The Last Romantics

I went straight into The Last Romantics after shooting Prague, without even meeting the director Jack Gold.  I felt that was so terrible, and disrespectful, especially because Jack is a legend and had directed some really seminal TV films in Britain, like The Naked Civil Servant.  I suppose I should have felt honoured and happy to be swanning from one movie to the next without needing to audition or go for a meeting, but this was the first time it had ever happened and it sat a little strangely with me. (I've got over it!!)

The film, made by BBC2, was based on the life of F.R. Leavis, a real-life critic and lecturer at Cambridge University, played by the utterly brilliant Ian Holm. I played Tulloch, a shy and troubled student whose behaviour turns destructive against his mentor, prompted by his room-mate, Costain, played by Rufus Sewell. Also in the cast were Sara Kestelman, who I had worked with in the London production of Cabaret, and Leo McKern (better known as Rumpole of the Bailey.)

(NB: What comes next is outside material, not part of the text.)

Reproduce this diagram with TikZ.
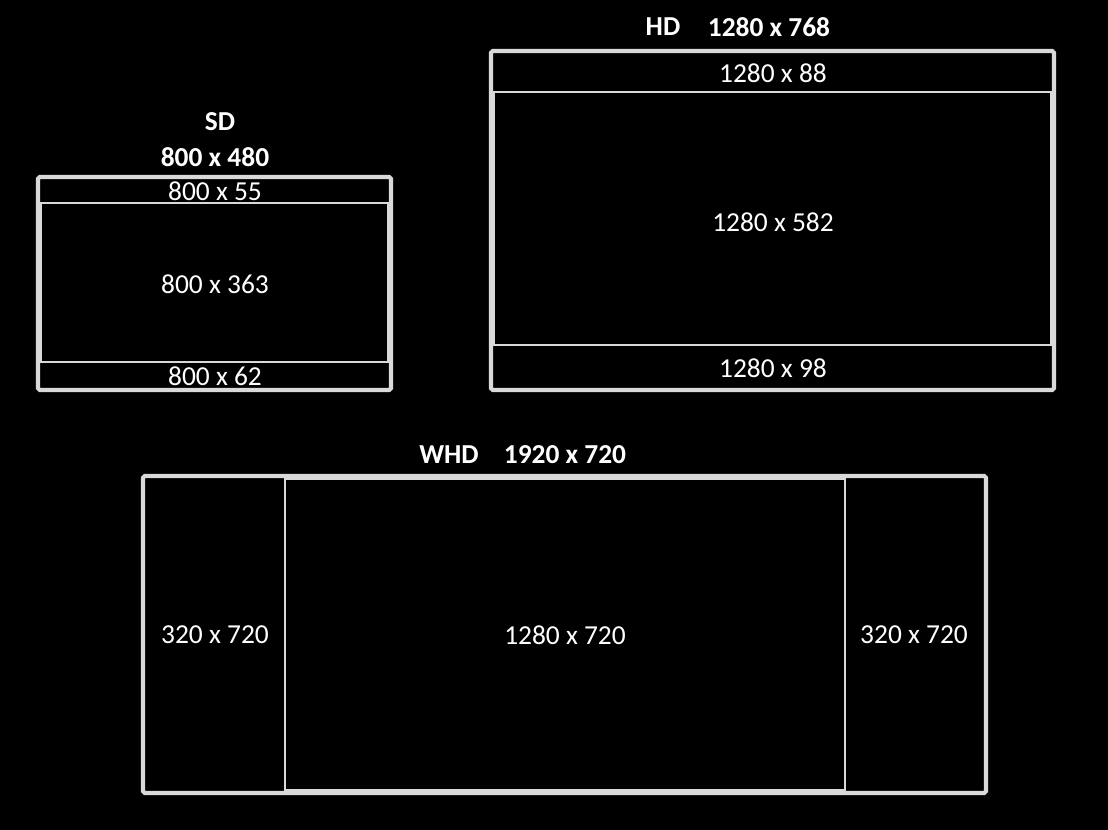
\documentclass[tikz,border=0pt]{standalone}
\usepackage{fontspec}
\setmainfont{Carlito}
\usepackage{tikz}
\usetikzlibrary{positioning}
\definecolor{framegray}{HTML}{D9D9D9}

\begin{document}
\begin{tikzpicture}[x=0.02cm,y=-0.02cm,
  outerframe/.style={draw=framegray,line width=2.3pt,rounded corners=1pt},
  innerframe/.style={draw=framegray,line width=1.4pt},
  dimlabel/.style={text=white,font=\fontsize{15.6}{18}\selectfont,inner sep=0pt},
  titlelabel/.style={text=white,font=\fontsize{15.6}{18}\selectfont\bfseries,inner sep=0pt}]
\fill[black] (0,0) rectangle (1108,830);
\useasboundingbox (0,0) rectangle (1108,830);

% SD panel
\draw[outerframe] (38,177) rectangle (391,390);
\draw[innerframe] (41,203) rectangle (388,362);
\node[titlelabel] (sdname) at (220,122) {SD};
\node[titlelabel] (sdsize) at (215,157) {800 x 480};
\node[dimlabel] (sdtop) at (215,191) {800 x 55};
\node[dimlabel] (sdmid) at (215,284) {800 x 363};
\node[dimlabel] (sdbot) at (215,376) {800 x 62};

% HD panel
\draw[outerframe] (491,51) rectangle (1054,390);
\draw[innerframe] (494,92) rectangle (1051,345);
\node[titlelabel] (hdname) at (663,27) {HD};
\node[titlelabel] (hdsize) at (769,27) {1280 x 768};
\node[dimlabel] (hdtop) at (773,73) {1280 x 88};
\node[dimlabel] (hdmid) at (773,222) {1280 x 582};
\node[dimlabel] (hdbot) at (773,368) {1280 x 98};

% WHD panel
\draw[outerframe] (143,476) rectangle (986,793);
\draw[innerframe] (285,479) rectangle (845,790);
\node[titlelabel] (whdname) at (449,455) {WHD};
\node[titlelabel] (whdsize) at (565,455) {1920 x 720};
\node[dimlabel] (whdleft) at (215,635) {320 x 720};
\node[dimlabel] (whdmid) at (565,635) {1280 x 720};
\node[dimlabel] (whdright) at (914,635) {320 x 720};
\end{tikzpicture}
\end{document}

I have two abiding memories of this film...

1:  That I am a little porky in it because I was still in the first flushes of excitement of being on movie sets and enjoying all the food that was available all the time, and...

2:  One hot afternoon we were shooting a scene between Ian and I, and in my close-up he unintentionally made me laugh when he did a line of a T.S.Elliot poem in a slightly different way and I totally lost it and couldn't get myself together to finish the scene. It was a hot, stuffy room and it was a Friday and all the crew just wanted to go home and that just made me worse. Eventually I was sent out to have a walk around the quadrant to regain my composure, but even then I couldn't stop laughing when we went back into the scene. It is the most agonizing and hysterical thing to be trying to not laugh knowing that so many people are longing for you to just get through it. I must have managed it eventually, but since then I have really been able to pull it together when it happens. I still am prone to a fit of the giggles, but never to that extent.